PBWD bases and shuffle algebra realizations for $U_v(L\mathfrak{sl}_n), U_{v_1,v_2}(L\mathfrak{sl}_n), U_v(L\mathfrak{sl}(m|n))$ and their integral forms (1808.09536v4)

Abstract: We construct a family of PBWD (Poincar\'e-Birkhoff-Witt-Drinfeld) bases for the quantum loop algebras $U_v(L\mathfrak{sl}n), U{v_1,v_2}(L\mathfrak{sl}_n), U_v(L\mathfrak{sl}(m|n))$ in the new Drinfeld realizations. In the 2-parameter case, this proves Theorem 3.11 of Hu-Rosso-Zhang, while in the super case it proves a conjecture of [Zhang]. The main ingredient in our proofs is the interplay between those quantum loop algebras and the corresponding shuffle algebras, which are trigonometric counterparts of the elliptic shuffle algebras of Feigin-Odesskii. Our approach is similar to that of [Enriquez] in the formal setting, but the key novelty is an explicit shuffle algebra realization of the corresponding algebras, which is of independent interest.

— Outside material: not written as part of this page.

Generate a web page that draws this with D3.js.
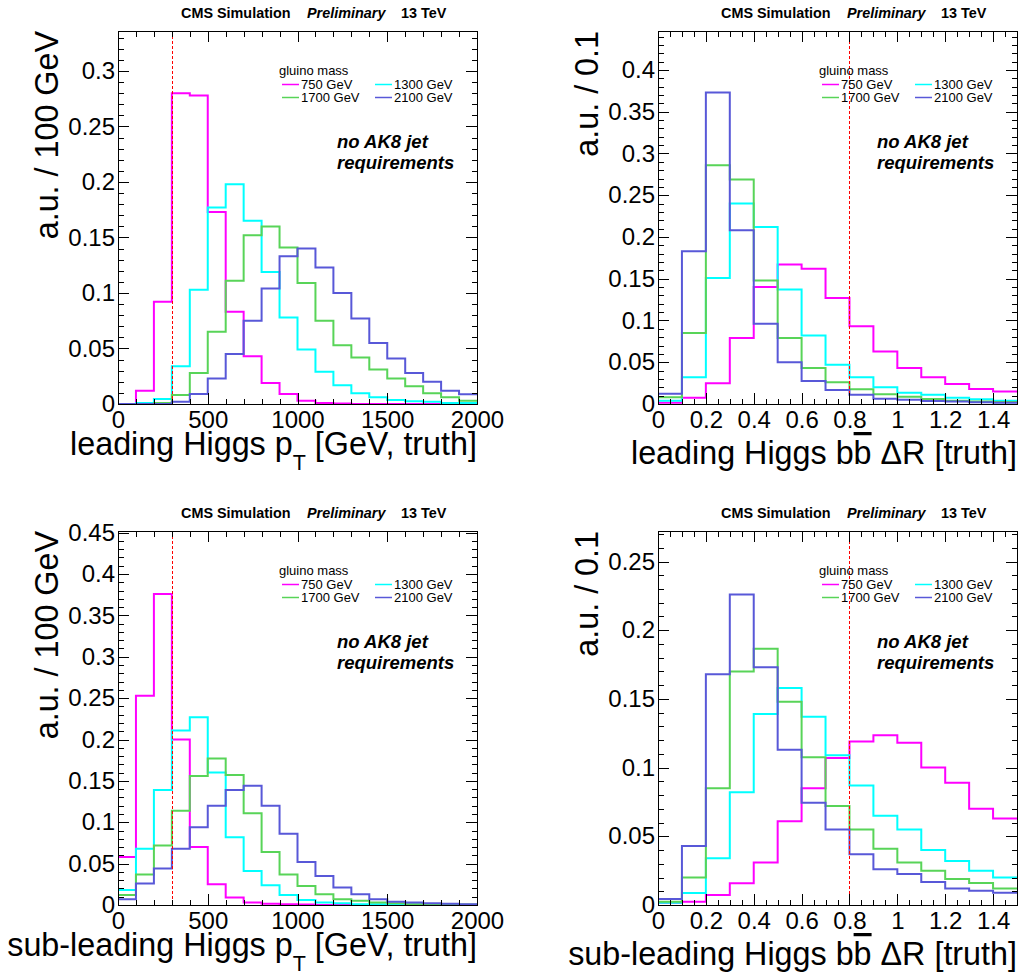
<!DOCTYPE html>
<html><head><meta charset="utf-8">
<script src="https://cdn.jsdelivr.net/npm/d3@7"></script>
<style>
body{margin:0;background:#fff}
svg text{font-family:"Liberation Sans",Arial,Helvetica,sans-serif;fill:#000}
</style>
</head><body>
<svg id="c" width="1020" height="977"></svg>
<script>
// ---------------- data ----------------
const masses = ["750 GeV", "1300 GeV", "1700 GeV", "2100 GeV"];
const colors = ["#ff00ff", "#00ffff", "#58d458", "#5858d8"];

const ptEdges = [0,100,200,300,400,500,600,700,800,900,1000,1100,1200,1300,1400,1500,1600,1700,1800,1900,2000];
const drEdges = [0,0.1,0.2,0.3,0.4,0.5,0.6,0.7,0.8,0.9,1.0,1.1,1.2,1.3,1.4,1.5];

const ptTickLabels = [0, 500, 1000, 1500, 2000];
const drTickLabels = [0, 0.2, 0.4, 0.6, 0.8, 1, 1.2, 1.4];
const yTicksLeadPt = [0, 0.05, 0.1, 0.15, 0.2, 0.25, 0.3];
const yTicksLeadDR = [0, 0.05, 0.1, 0.15, 0.2, 0.25, 0.3, 0.35, 0.4];
const yTicksSubPt  = [0, 0.05, 0.1, 0.15, 0.2, 0.25, 0.3, 0.35, 0.4, 0.45];
const yTicksSubDR  = [0, 0.05, 0.1, 0.15, 0.2, 0.25];

// leading Higgs pT (per 100 GeV)
const leadPt750  = [0.000,0.012,0.092,0.280,0.278,0.173,0.083,0.043,0.019,0.009,0.003,0.001,0.0005,0,0,0,0,0,0,0];
const leadPt1300 = [0.000,0.001,0.0045,0.034,0.103,0.177,0.198,0.165,0.119,0.078,0.049,0.029,0.017,0.0096,0.006,0.0036,0.0025,0.002,0.001,0.001];
const leadPt1700 = [0.000,0.000,0.001,0.008,0.028,0.065,0.111,0.152,0.160,0.141,0.109,0.075,0.053,0.042,0.031,0.023,0.016,0.0096,0.006,0.003];
const leadPt2100 = [0.000,0.000,0.000,0.002,0.009,0.023,0.045,0.075,0.104,0.133,0.140,0.123,0.100,0.077,0.055,0.041,0.028,0.020,0.012,0.0087];

// leading Higgs bb dR (per 0.1)
const leadDR750  = [0.0016,0.0076,0.025,0.079,0.140,0.167,0.162,0.127,0.093,0.063,0.043,0.032,0.024,0.018,0.015];
const leadDR1300 = [0.004,0.032,0.151,0.240,0.212,0.137,0.082,0.047,0.032,0.020,0.0136,0.011,0.0076,0.0056,0.004];
const leadDR1700 = [0.008,0.085,0.286,0.269,0.148,0.079,0.043,0.026,0.0176,0.0116,0.0088,0.006,0.004,0.003,0.0025];
const leadDR2100 = [0.0124,0.183,0.373,0.208,0.096,0.050,0.0275,0.0168,0.011,0.0064,0.005,0.0036,0.003,0.002,0.0016];

// sub-leading Higgs pT (per 100 GeV)
const subPt750  = [0.058,0.253,0.376,0.200,0.070,0.025,0.009,0.003,0.0016,0.001,0.0005,0,0,0,0,0,0,0,0,0];
const subPt1300 = [0.018,0.068,0.139,0.211,0.227,0.160,0.082,0.041,0.024,0.012,0.006,0.003,0.002,0.001,0.001,0.0005,0.0005,0,0,0];
const subPt1700 = [0.012,0.037,0.072,0.114,0.156,0.177,0.157,0.111,0.064,0.037,0.023,0.013,0.007,0.005,0.003,0.002,0.001,0.001,0.0005,0.0005];
const subPt2100 = [0.007,0.026,0.044,0.068,0.094,0.120,0.139,0.144,0.120,0.086,0.052,0.035,0.021,0.013,0.007,0.004,0.003,0.002,0.0015,0.001];

// sub-leading Higgs bb dR (per 0.1)
const subDR750  = [0.0017,0.0024,0.0073,0.0158,0.031,0.061,0.085,0.107,0.119,0.1235,0.118,0.100,0.089,0.070,0.063];
const subDR1300 = [0.0017,0.0087,0.034,0.082,0.139,0.158,0.137,0.109,0.087,0.065,0.055,0.040,0.032,0.025,0.020];
const subDR1700 = [0.0024,0.020,0.085,0.170,0.1865,0.148,0.1075,0.072,0.055,0.041,0.031,0.025,0.019,0.016,0.012];
const subDR2100 = [0.0044,0.043,0.168,0.226,0.173,0.113,0.0745,0.055,0.037,0.026,0.0226,0.0167,0.012,0.0104,0.009];

const ptCut = 300, drCut = 0.8;

// ---------------- drawing ----------------
const svg = d3.select("#c");

const panels = [
  {x0:118, y0:31,  w:359, h:373, kind:"pt", prefix:"leading",     yMax:0.336,  yTicks:yTicksLeadPt, series:[leadPt750,leadPt1300,leadPt1700,leadPt2100], titleDy:0},
  {x0:658, y0:31,  w:359, h:373, kind:"dr", prefix:"leading",     yMax:0.4467, yTicks:yTicksLeadDR, series:[leadDR750,leadDR1300,leadDR1700,leadDR2100], titleDy:9},
  {x0:118, y0:531, w:359, h:374, kind:"pt", prefix:"sub-leading", yMax:0.4520, yTicks:yTicksSubPt,  series:[subPt750,subPt1300,subPt1700,subPt2100], titleDy:0},
  {x0:658, y0:531, w:359, h:374, kind:"dr", prefix:"sub-leading", yMax:0.2722, yTicks:yTicksSubDR,  series:[subDR750,subDR1300,subDR1700,subDR2100], titleDy:9}
];

panels.forEach(p => drawPanel(p));

function styleAxis(sel, fs){
  sel.select(".domain").remove();
  sel.selectAll(".tick line").attr("stroke","#000").attr("stroke-width",1).attr("shape-rendering","crispEdges");
  sel.attr("font-size", fs).attr("font-family", null);
  sel.selectAll(".tick text").attr("fill","#000");
}

function drawPanel(p){
  const isPt = p.kind === "pt";
  const edges = isPt ? ptEdges : drEdges;
  const xMaj = isPt ? ptTickLabels : drTickLabels;
  const xMax = edges[edges.length-1];
  const x = d3.scaleLinear().domain([0, xMax]).range([0, p.w]);
  const y = d3.scaleLinear().domain([0, p.yMax]).range([p.h, 0]);
  const g = svg.append("g").attr("transform", `translate(${p.x0},${p.y0})`);

  const xMinor = isPt ? d3.range(0, xMax + 1, 100) : d3.range(0, 31).map(i => i * 0.05);
  const yMinor = d3.range(0, Math.floor(p.yMax * 100) + 1).map(i => i / 100);
  const TL = 11, TS = 5.5;

  // histograms
  const line = d3.line().curve(d3.curveStepAfter).x(d => x(d[0])).y(d => y(d[1]));
  p.series.forEach((vals, k) => {
    const pts = vals.map((v, i) => [edges[i], v]);
    pts.push([edges[vals.length], vals[vals.length-1]]);
    g.append("path").attr("d", line(pts)).attr("fill","none")
      .attr("stroke", colors[k]).attr("stroke-width", 2);
  });

  // cut line
  const cut = isPt ? ptCut : drCut;
  const cx = Math.round(x(cut)) + 0.5;
  g.append("line").attr("x1", cx).attr("x2", cx).attr("y1", 0).attr("y2", p.h)
    .attr("stroke","#ff0000").attr("stroke-width",1).attr("stroke-dasharray","3,2");

  // axes (ticks inward on all sides)
  const fmt = d => String(d);
  g.append("g").attr("transform",`translate(0,${p.h})`)
    .call(d3.axisBottom(x).tickValues(xMinor).tickSize(-TS).tickFormat("")).call(s=>styleAxis(s,24));
  g.append("g").attr("transform",`translate(0,${p.h})`)
    .call(d3.axisBottom(x).tickValues(xMaj).tickSize(-TL).tickPadding(7).tickFormat(fmt)).call(s=>styleAxis(s,24));
  g.append("g")
    .call(d3.axisTop(x).tickValues(xMinor).tickSize(-TS).tickFormat("")).call(s=>styleAxis(s,24));
  g.append("g")
    .call(d3.axisTop(x).tickValues(xMaj).tickSize(-TL).tickFormat("")).call(s=>styleAxis(s,24));
  g.append("g")
    .call(d3.axisLeft(y).tickValues(yMinor).tickSize(-TS).tickFormat("")).call(s=>styleAxis(s,24));
  g.append("g")
    .call(d3.axisLeft(y).tickValues(p.yTicks).tickSize(-TL).tickPadding(3).tickFormat(fmt)).call(s=>styleAxis(s,24));
  g.append("g").attr("transform",`translate(${p.w},0)`)
    .call(d3.axisRight(y).tickValues(yMinor).tickSize(-TS).tickFormat("")).call(s=>styleAxis(s,24));
  g.append("g").attr("transform",`translate(${p.w},0)`)
    .call(d3.axisRight(y).tickValues(p.yTicks).tickSize(-TL).tickFormat("")).call(s=>styleAxis(s,24));

  // frame
  g.append("rect").attr("x",0.5).attr("y",0.5).attr("width",p.w).attr("height",p.h)
    .attr("fill","none").attr("stroke","#000").attr("stroke-width",1).attr("shape-rendering","crispEdges");

  // header
  const hy = -13.5;
  g.append("text").attr("x",63).attr("y",hy).attr("font-size",14.4).attr("font-weight","bold").text("CMS Simulation");
  g.append("text").attr("x",189).attr("y",hy).attr("font-size",14.4).attr("font-weight","bold").attr("font-style","italic").text("Preliminary");
  g.append("text").attr("x",283).attr("y",hy).attr("font-size",14.4).attr("font-weight","bold").text("13 TeV");

  // legend
  const lg = g.append("g").attr("font-size",13);
  lg.append("text").attr("x",161).attr("y",44).text("gluino mass");
  const cols = [164, 257], rows = [53.5, 66.5];
  masses.forEach((m, k) => {
    const lx = cols[k % 2], ry = rows[Math.floor(k / 2)];
    lg.append("line").attr("x1",lx).attr("x2",lx+17).attr("y1",ry).attr("y2",ry)
      .attr("stroke",colors[k]).attr("stroke-width",1.5);
    lg.append("text").attr("x",lx+19).attr("y",ry+4.5).text(m);
  });

  // annotation
  const ag = g.append("g").attr("font-size",18.5).attr("font-weight","bold").attr("font-style","italic");
  ag.append("text").attr("x",219).attr("y",117).text("no AK8 jet");
  ag.append("text").attr("x",219).attr("y",138).text("requirements");

  // y title
  const yt = isPt ? "a.u. / 100 GeV" : "a.u. / 0.1";
  g.append("text").attr("transform",`translate(-60,0) rotate(-90)`).attr("text-anchor","end")
    .attr("font-size",32.3).text(yt);

  // x title
  const xt = g.append("text").attr("x",p.w).attr("y",p.h + 51 + p.titleDy)
    .attr("text-anchor","end").attr("font-size",32.3);
  if (isPt){
    xt.append("tspan").text(p.prefix + " Higgs p");
    xt.append("tspan").attr("font-size",21.5).attr("dy",15).text("T");
    xt.append("tspan").attr("dy",-15).text(" [GeV, truth]");
  } else {
    xt.append("tspan").text(p.prefix + " Higgs b");
    xt.append("tspan").style("text-decoration","overline").text("b");
    xt.append("tspan").text(" \u0394R [truth]");
  }
}
</script>
</body></html>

This also allows us to strengthen the above results by constructing a family of PBWD bases for the RTT forms of those quantum loop algebras as well as for the Lusztig form of $U_v(L\mathfrak{sl}_n)$. The rational counterparts provide shuffle algebra realizations of the type $A$ (super) Yangians and their Drinfeld-Gavarini dual subalgebras.